▸ What is required
Output exactly the lines from the first one down to the line containing "2200, 2000, 1600];", inclusive.

▸ Data segment
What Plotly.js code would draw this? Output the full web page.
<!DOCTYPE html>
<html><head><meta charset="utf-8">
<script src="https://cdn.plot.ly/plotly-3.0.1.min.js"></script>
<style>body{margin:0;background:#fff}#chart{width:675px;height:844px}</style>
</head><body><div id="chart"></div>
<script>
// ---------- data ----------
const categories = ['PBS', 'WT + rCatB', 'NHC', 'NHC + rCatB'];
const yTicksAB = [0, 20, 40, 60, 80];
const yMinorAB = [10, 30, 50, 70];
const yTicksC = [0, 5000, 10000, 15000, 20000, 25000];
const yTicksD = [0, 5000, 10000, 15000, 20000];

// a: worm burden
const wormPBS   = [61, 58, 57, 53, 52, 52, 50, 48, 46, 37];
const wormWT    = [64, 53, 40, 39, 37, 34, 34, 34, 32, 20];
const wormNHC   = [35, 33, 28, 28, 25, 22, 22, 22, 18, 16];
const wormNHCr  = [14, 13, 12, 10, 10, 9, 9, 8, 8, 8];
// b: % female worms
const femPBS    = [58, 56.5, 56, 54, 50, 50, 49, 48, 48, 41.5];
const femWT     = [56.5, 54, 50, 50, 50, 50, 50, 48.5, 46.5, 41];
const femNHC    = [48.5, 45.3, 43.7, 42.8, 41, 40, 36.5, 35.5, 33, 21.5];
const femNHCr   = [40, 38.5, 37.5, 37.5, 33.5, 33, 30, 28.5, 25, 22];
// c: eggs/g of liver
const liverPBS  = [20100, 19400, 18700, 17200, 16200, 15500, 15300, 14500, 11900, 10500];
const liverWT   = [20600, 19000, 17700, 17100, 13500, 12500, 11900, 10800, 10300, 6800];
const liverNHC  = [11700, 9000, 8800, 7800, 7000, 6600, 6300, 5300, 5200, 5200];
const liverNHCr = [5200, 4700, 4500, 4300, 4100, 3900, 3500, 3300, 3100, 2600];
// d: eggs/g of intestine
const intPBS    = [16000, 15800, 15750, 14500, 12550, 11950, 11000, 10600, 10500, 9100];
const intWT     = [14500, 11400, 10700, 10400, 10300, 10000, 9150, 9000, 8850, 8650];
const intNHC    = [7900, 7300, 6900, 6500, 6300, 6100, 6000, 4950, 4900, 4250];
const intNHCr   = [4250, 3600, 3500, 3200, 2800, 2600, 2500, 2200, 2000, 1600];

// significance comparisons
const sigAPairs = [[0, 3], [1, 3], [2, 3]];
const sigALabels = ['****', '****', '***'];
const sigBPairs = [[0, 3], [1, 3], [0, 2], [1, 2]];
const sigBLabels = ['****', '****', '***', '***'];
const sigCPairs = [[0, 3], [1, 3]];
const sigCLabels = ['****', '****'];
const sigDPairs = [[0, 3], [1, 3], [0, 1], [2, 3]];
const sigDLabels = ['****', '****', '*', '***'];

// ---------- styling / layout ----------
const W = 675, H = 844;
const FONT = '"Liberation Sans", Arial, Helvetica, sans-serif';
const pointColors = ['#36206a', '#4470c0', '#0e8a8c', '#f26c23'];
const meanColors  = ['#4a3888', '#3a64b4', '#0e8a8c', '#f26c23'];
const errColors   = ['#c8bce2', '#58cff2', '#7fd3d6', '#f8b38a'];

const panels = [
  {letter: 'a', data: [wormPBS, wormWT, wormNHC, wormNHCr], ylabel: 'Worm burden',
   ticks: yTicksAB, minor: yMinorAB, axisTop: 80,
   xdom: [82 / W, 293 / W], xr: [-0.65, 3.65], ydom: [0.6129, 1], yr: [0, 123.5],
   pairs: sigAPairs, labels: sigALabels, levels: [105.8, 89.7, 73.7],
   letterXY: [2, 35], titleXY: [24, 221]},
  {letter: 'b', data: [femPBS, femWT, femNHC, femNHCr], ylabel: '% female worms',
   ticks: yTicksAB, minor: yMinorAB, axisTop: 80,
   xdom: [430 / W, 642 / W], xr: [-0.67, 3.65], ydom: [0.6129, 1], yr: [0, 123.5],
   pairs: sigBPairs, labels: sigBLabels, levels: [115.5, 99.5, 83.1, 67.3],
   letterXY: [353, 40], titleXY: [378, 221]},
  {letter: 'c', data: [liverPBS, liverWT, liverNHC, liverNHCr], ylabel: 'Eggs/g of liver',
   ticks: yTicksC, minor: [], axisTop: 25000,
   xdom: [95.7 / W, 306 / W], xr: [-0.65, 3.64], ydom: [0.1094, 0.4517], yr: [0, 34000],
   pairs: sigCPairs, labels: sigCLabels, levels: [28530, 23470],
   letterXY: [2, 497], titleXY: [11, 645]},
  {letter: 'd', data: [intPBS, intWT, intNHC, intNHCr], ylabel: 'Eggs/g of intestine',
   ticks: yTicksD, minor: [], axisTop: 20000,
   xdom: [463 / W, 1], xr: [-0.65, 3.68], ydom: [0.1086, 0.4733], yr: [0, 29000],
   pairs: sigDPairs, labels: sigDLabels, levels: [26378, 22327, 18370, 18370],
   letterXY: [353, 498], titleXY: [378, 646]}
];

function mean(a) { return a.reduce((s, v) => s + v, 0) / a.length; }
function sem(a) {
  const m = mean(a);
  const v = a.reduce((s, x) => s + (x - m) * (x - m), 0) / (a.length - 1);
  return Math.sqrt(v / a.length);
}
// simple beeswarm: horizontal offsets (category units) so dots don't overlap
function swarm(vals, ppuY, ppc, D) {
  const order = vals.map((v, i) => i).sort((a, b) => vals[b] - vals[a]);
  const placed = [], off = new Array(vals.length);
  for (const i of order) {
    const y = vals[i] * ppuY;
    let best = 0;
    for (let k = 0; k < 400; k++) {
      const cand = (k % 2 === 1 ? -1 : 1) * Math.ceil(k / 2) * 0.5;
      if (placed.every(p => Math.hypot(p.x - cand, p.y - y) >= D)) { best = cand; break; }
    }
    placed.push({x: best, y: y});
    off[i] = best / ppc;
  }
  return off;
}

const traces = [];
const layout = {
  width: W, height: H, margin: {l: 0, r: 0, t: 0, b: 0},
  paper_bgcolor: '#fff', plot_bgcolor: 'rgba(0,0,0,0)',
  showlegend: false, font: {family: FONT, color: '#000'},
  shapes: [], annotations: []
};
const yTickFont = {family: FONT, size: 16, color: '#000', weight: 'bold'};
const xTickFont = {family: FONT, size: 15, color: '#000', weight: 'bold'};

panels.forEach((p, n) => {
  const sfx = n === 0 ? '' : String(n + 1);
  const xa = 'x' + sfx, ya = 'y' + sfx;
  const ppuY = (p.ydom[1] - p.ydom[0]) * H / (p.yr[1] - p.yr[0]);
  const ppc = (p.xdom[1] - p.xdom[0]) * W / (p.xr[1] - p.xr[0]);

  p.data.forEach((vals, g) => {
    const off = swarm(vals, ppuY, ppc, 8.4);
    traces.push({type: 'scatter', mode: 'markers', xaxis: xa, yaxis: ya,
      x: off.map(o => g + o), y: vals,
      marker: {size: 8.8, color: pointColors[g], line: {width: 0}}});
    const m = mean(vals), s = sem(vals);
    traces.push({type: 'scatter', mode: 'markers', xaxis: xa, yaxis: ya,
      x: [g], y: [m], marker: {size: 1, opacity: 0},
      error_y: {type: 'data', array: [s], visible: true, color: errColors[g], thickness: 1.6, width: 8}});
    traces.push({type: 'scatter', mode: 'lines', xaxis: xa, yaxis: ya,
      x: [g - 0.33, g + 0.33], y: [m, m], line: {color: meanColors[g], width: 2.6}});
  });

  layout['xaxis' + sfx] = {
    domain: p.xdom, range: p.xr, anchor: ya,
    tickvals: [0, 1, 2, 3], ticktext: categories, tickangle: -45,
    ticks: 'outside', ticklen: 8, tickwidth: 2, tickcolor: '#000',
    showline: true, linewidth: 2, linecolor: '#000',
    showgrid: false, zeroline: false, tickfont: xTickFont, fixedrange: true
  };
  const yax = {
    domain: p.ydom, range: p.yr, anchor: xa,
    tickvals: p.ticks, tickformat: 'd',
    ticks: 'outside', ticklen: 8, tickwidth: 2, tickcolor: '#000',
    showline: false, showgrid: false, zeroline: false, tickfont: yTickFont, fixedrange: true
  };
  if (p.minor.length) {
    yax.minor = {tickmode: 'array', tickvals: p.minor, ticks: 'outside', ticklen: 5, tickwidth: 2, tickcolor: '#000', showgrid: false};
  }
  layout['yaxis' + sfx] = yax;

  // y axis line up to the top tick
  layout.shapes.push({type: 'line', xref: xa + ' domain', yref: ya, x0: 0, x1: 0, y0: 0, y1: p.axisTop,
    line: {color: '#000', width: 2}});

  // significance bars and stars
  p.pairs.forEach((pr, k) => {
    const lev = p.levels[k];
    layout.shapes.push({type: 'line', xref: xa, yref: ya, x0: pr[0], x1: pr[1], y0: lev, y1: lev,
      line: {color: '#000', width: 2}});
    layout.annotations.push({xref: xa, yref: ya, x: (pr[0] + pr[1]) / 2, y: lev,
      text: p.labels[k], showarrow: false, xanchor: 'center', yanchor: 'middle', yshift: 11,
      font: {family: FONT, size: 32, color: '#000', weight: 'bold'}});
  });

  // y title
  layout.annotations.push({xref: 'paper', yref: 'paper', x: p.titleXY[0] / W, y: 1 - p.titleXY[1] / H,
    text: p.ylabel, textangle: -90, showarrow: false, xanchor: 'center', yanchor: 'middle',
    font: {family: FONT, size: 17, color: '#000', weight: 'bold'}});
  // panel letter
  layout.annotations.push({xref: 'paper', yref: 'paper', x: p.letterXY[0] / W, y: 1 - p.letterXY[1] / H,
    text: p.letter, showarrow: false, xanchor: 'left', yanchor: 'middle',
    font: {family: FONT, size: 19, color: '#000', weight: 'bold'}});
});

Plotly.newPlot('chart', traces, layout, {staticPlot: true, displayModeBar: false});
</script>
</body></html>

▸ Written answer
What Plotly.js code would draw this? Output the full web page.
<!DOCTYPE html>
<html><head><meta charset="utf-8">
<script src="https://cdn.plot.ly/plotly-3.0.1.min.js"></script>
<style>body{margin:0;background:#fff}#chart{width:675px;height:844px}</style>
</head><body><div id="chart"></div>
<script>
// ---------- data ----------
const categories = ['PBS', 'WT + rCatB', 'NHC', 'NHC + rCatB'];
const yTicksAB = [0, 20, 40, 60, 80];
const yMinorAB = [10, 30, 50, 70];
const yTicksC = [0, 5000, 10000, 15000, 20000, 25000];
const yTicksD = [0, 5000, 10000, 15000, 20000];

// a: worm burden
const wormPBS   = [61, 58, 57, 53, 52, 52, 50, 48, 46, 37];
const wormWT    = [64, 53, 40, 39, 37, 34, 34, 34, 32, 20];
const wormNHC   = [35, 33, 28, 28, 25, 22, 22, 22, 18, 16];
const wormNHCr  = [14, 13, 12, 10, 10, 9, 9, 8, 8, 8];
// b: % female worms
const femPBS    = [58, 56.5, 56, 54, 50, 50, 49, 48, 48, 41.5];
const femWT     = [56.5, 54, 50, 50, 50, 50, 50, 48.5, 46.5, 41];
const femNHC    = [48.5, 45.3, 43.7, 42.8, 41, 40, 36.5, 35.5, 33, 21.5];
const femNHCr   = [40, 38.5, 37.5, 37.5, 33.5, 33, 30, 28.5, 25, 22];
// c: eggs/g of liver
const liverPBS  = [20100, 19400, 18700, 17200, 16200, 15500, 15300, 14500, 11900, 10500];
const liverWT   = [20600, 19000, 17700, 17100, 13500, 12500, 11900, 10800, 10300, 6800];
const liverNHC  = [11700, 9000, 8800, 7800, 7000, 6600, 6300, 5300, 5200, 5200];
const liverNHCr = [5200, 4700, 4500, 4300, 4100, 3900, 3500, 3300, 3100, 2600];
// d: eggs/g of intestine
const intPBS    = [16000, 15800, 15750, 14500, 12550, 11950, 11000, 10600, 10500, 9100];
const intWT     = [14500, 11400, 10700, 10400, 10300, 10000, 9150, 9000, 8850, 8650];
const intNHC    = [7900, 7300, 6900, 6500, 6300, 6100, 6000, 4950, 4900, 4250];
const intNHCr   = [4250, 3600, 3500, 3200, 2800, 2600, 2500, 2200, 2000, 1600];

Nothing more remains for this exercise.